**Stated goal:** Exactly repeat the material, dropping only the pictures.

**Supplied information:**

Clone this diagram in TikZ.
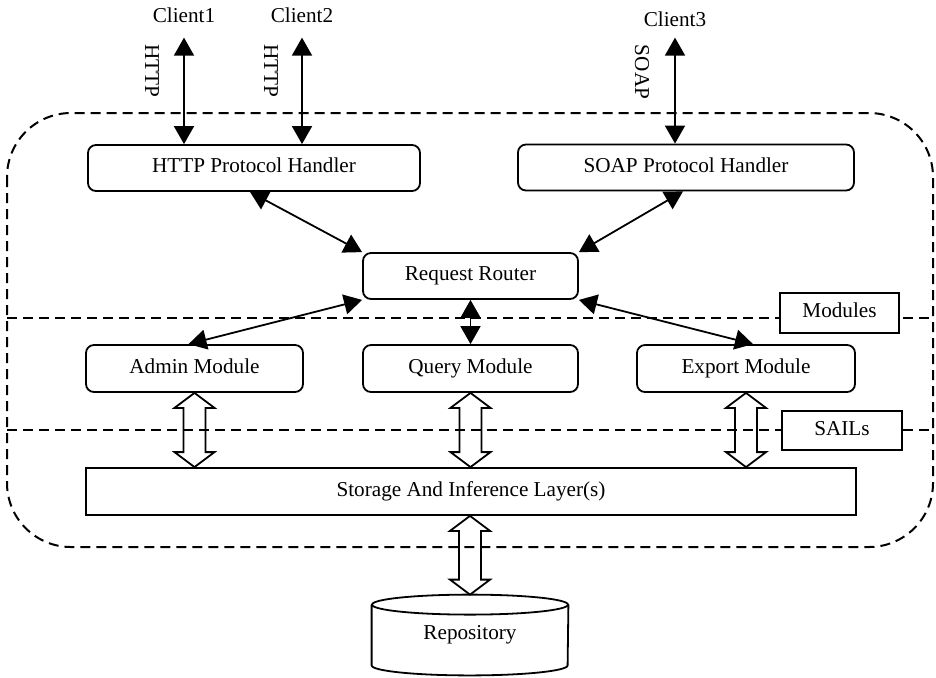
\documentclass[tikz,border=0pt]{standalone}
\usepackage{fontspec}
\setmainfont{Liberation Serif}
\usetikzlibrary{arrows.meta,calc}
\tikzset{
  every node/.style={font=\fontsize{10.6pt}{12.5pt}\selectfont},
  rbox/.style={draw, line width=0.9pt, rounded corners=4pt, minimum height=23pt, inner sep=0pt, text height=7.2pt, text depth=2.3pt},
  sbox/.style={draw, line width=0.9pt, minimum height=23pt, inner sep=0pt, text height=7.2pt, text depth=2.3pt},
  tagbox/.style={draw, line width=0.9pt, fill=white, minimum height=20pt, inner sep=0pt, text height=7.2pt, text depth=2.3pt},
  dashline/.style={line width=1pt, dash pattern=on 5pt off 3pt},
  biarrow/.style={line width=0.9pt, {Triangle[length=9pt,width=10pt]}-{Triangle[length=9pt,width=10pt]}},
  hollow/.style={line width=0.9pt, line join=miter},
  clientlbl/.style={anchor=base, inner sep=0pt},
}
\newcommand{\hollowdbl}[2]{%
  \draw[hollow] let \p1=#1, \p2=#2 in
    (\x1,\y1) -- (\x1+10pt,\y1-7.5pt) -- (\x1+5.5pt,\y1-7.5pt) -- (\x1+5.5pt,\y2+7.5pt)
    -- (\x1+10pt,\y2+7.5pt) -- (\x1,\y2) -- (\x1-10pt,\y2+7.5pt) -- (\x1-5.5pt,\y2+7.5pt)
    -- (\x1-5.5pt,\y1-7.5pt) -- (\x1-10pt,\y1-7.5pt) -- cycle;}
\begin{document}
\begin{tikzpicture}[x=0.5pt,y=-0.5pt]
\useasboundingbox (0,0) rectangle (936,677);
% outer dashed container and layer lines
\draw[dashline, rounded corners=32pt] (7,113) rectangle (933,547);
\draw[dashline] (7,318) -- (933,318);
\draw[dashline] (7,430) -- (933,430);
% layer tags
\node[tagbox, minimum width=59.5pt] (modules) at (839.5,313) {Modules};
\node[tagbox, minimum width=60pt, minimum height=19.5pt] (sails) at (842,430.5) {SAILs};
% clients
\node[clientlbl] (client1) at (184,22) {Client1};
\node[clientlbl] (client2) at (302,22) {Client2};
\node[clientlbl] (client3) at (675,26) {Client3};
% protocol labels
\node[rotate=-90, inner sep=0pt] (lblhttp1) at (152,71) {HTTP};
\node[rotate=-90, inner sep=0pt] (lblhttp2) at (271,71) {HTTP};
\node[rotate=-90, inner sep=0pt] (lblsoap) at (642,72) {SOAP};
% main boxes
\node[rbox, minimum width=166pt] (http) at (254,168) {HTTP Protocol Handler};
\node[rbox, minimum width=168pt] (soap) at (686,167.5) {SOAP Protocol Handler};
\node[rbox, minimum width=107.5pt] (router) at (470.5,276) {Request Router};
\node[rbox, minimum width=108.5pt, minimum height=23.5pt] (admin) at (194.5,368.5) {Admin Module};
\node[rbox, minimum width=107.5pt, minimum height=23.5pt] (query) at (470.5,368.5) {Query Module};
\node[rbox, minimum width=109pt, minimum height=23.5pt] (export) at (746,368.5) {Export Module};
\node[sbox, minimum width=385pt, minimum height=23.5pt] (storage) at (471,491.5) {Storage And Inference Layer(s)};
% repository cylinder
\node[minimum width=98pt, minimum height=40pt, inner sep=0pt] (repo) at (470,635) {Repository};
\draw[line width=0.9pt] ([yshift=-5pt]repo.north west) -- ([yshift=5pt]repo.south west)
  arc[start angle=180, end angle=360, x radius=49pt, y radius=5pt]
  -- ([yshift=-5pt]repo.north east);
\draw[line width=0.9pt] ([yshift=-5pt]repo.north) ellipse [x radius=49pt, y radius=5pt];
% client connectors
\draw[biarrow] ([yshift=-7.5pt]client1.south) -- (http.north -| client1.south);
\draw[biarrow] ([yshift=-7.5pt]client2.south) -- (http.north -| client2.south);
\draw[biarrow] ([yshift=-5.5pt]client3.south) -- (soap.north -| client3.south);
% router connectors
\draw[biarrow] ([xshift=-2pt]http.south) -- (router.north west);
\draw[biarrow] ([xshift=-1.5pt]soap.south) -- (router.north east);
\draw[biarrow] (router.south west) -- ([xshift=-3pt]admin.north);
\draw[biarrow] (router.south) -- (query.north);
\draw[biarrow] (router.south east) -- ([xshift=3.5pt]export.north);
% hollow double arrows
\hollowdbl{(admin.south)}{(storage.north -| admin.south)}
\hollowdbl{(query.south)}{(storage.north -| query.south)}
\hollowdbl{(export.south)}{(storage.north -| export.south)}
\hollowdbl{(storage.south -| repo.north)}{(repo.north)}
\end{tikzpicture}
\end{document}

**Reply:**
Clone this diagram in TikZ.
\documentclass[tikz,border=0pt]{standalone}
\usepackage{fontspec}
\setmainfont{Liberation Serif}
\usetikzlibrary{arrows.meta,calc}
\tikzset{
  every node/.style={font=\fontsize{10.6pt}{12.5pt}\selectfont},
  rbox/.style={draw, line width=0.9pt, rounded corners=4pt, minimum height=23pt, inner sep=0pt, text height=7.2pt, text depth=2.3pt},
  sbox/.style={draw, line width=0.9pt, minimum height=23pt, inner sep=0pt, text height=7.2pt, text depth=2.3pt},
  tagbox/.style={draw, line width=0.9pt, fill=white, minimum height=20pt, inner sep=0pt, text height=7.2pt, text depth=2.3pt},
  dashline/.style={line width=1pt, dash pattern=on 5pt off 3pt},
  biarrow/.style={line width=0.9pt, {Triangle[length=9pt,width=10pt]}-{Triangle[length=9pt,width=10pt]}},
  hollow/.style={line width=0.9pt, line join=miter},
  clientlbl/.style={anchor=base, inner sep=0pt},
}
\newcommand{\hollowdbl}[2]{%
  \draw[hollow] let \p1=#1, \p2=#2 in
    (\x1,\y1) -- (\x1+10pt,\y1-7.5pt) -- (\x1+5.5pt,\y1-7.5pt) -- (\x1+5.5pt,\y2+7.5pt)
    -- (\x1+10pt,\y2+7.5pt) -- (\x1,\y2) -- (\x1-10pt,\y2+7.5pt) -- (\x1-5.5pt,\y2+7.5pt)
    -- (\x1-5.5pt,\y1-7.5pt) -- (\x1-10pt,\y1-7.5pt) -- cycle;}
\begin{document}
\begin{tikzpicture}[x=0.5pt,y=-0.5pt]
\useasboundingbox (0,0) rectangle (936,677);
% outer dashed container and layer lines
\draw[dashline, rounded corners=32pt] (7,113) rectangle (933,547);
\draw[dashline] (7,318) -- (933,318);
\draw[dashline] (7,430) -- (933,430);
% layer tags
\node[tagbox, minimum width=59.5pt] (modules) at (839.5,313) {Modules};
\node[tagbox, minimum width=60pt, minimum height=19.5pt] (sails) at (842,430.5) {SAILs};
% clients
\node[clientlbl] (client1) at (184,22) {Client1};
\node[clientlbl] (client2) at (302,22) {Client2};
\node[clientlbl] (client3) at (675,26) {Client3};
% protocol labels
\node[rotate=-90, inner sep=0pt] (lblhttp1) at (152,71) {HTTP};
\node[rotate=-90, inner sep=0pt] (lblhttp2) at (271,71) {HTTP};
\node[rotate=-90, inner sep=0pt] (lblsoap) at (642,72) {SOAP};
% main boxes
\node[rbox, minimum width=166pt] (http) at (254,168) {HTTP Protocol Handler};
\node[rbox, minimum width=168pt] (soap) at (686,167.5) {SOAP Protocol Handler};
\node[rbox, minimum width=107.5pt] (router) at (470.5,276) {Request Router};
\node[rbox, minimum width=108.5pt, minimum height=23.5pt] (admin) at (194.5,368.5) {Admin Module};
\node[rbox, minimum width=107.5pt, minimum height=23.5pt] (query) at (470.5,368.5) {Query Module};
\node[rbox, minimum width=109pt, minimum height=23.5pt] (export) at (746,368.5) {Export Module};
\node[sbox, minimum width=385pt, minimum height=23.5pt] (storage) at (471,491.5) {Storage And Inference Layer(s)};
% repository cylinder
\node[minimum width=98pt, minimum height=40pt, inner sep=0pt] (repo) at (470,635) {Repository};
\draw[line width=0.9pt] ([yshift=-5pt]repo.north west) -- ([yshift=5pt]repo.south west)
  arc[start angle=180, end angle=360, x radius=49pt, y radius=5pt]
  -- ([yshift=-5pt]repo.north east);
\draw[line width=0.9pt] ([yshift=-5pt]repo.north) ellipse [x radius=49pt, y radius=5pt];
% client connectors
\draw[biarrow] ([yshift=-7.5pt]client1.south) -- (http.north -| client1.south);
\draw[biarrow] ([yshift=-7.5pt]client2.south) -- (http.north -| client2.south);
\draw[biarrow] ([yshift=-5.5pt]client3.south) -- (soap.north -| client3.south);
% router connectors
\draw[biarrow] ([xshift=-2pt]http.south) -- (router.north west);
\draw[biarrow] ([xshift=-1.5pt]soap.south) -- (router.north east);
\draw[biarrow] (router.south west) -- ([xshift=-3pt]admin.north);
\draw[biarrow] (router.south) -- (query.north);
\draw[biarrow] (router.south east) -- ([xshift=3.5pt]export.north);
% hollow double arrows
\hollowdbl{(admin.south)}{(storage.north -| admin.south)}
\hollowdbl{(query.south)}{(storage.north -| query.south)}
\hollowdbl{(export.south)}{(storage.north -| export.south)}
\hollowdbl{(storage.south -| repo.north)}{(repo.north)}
\end{tikzpicture}
\end{document}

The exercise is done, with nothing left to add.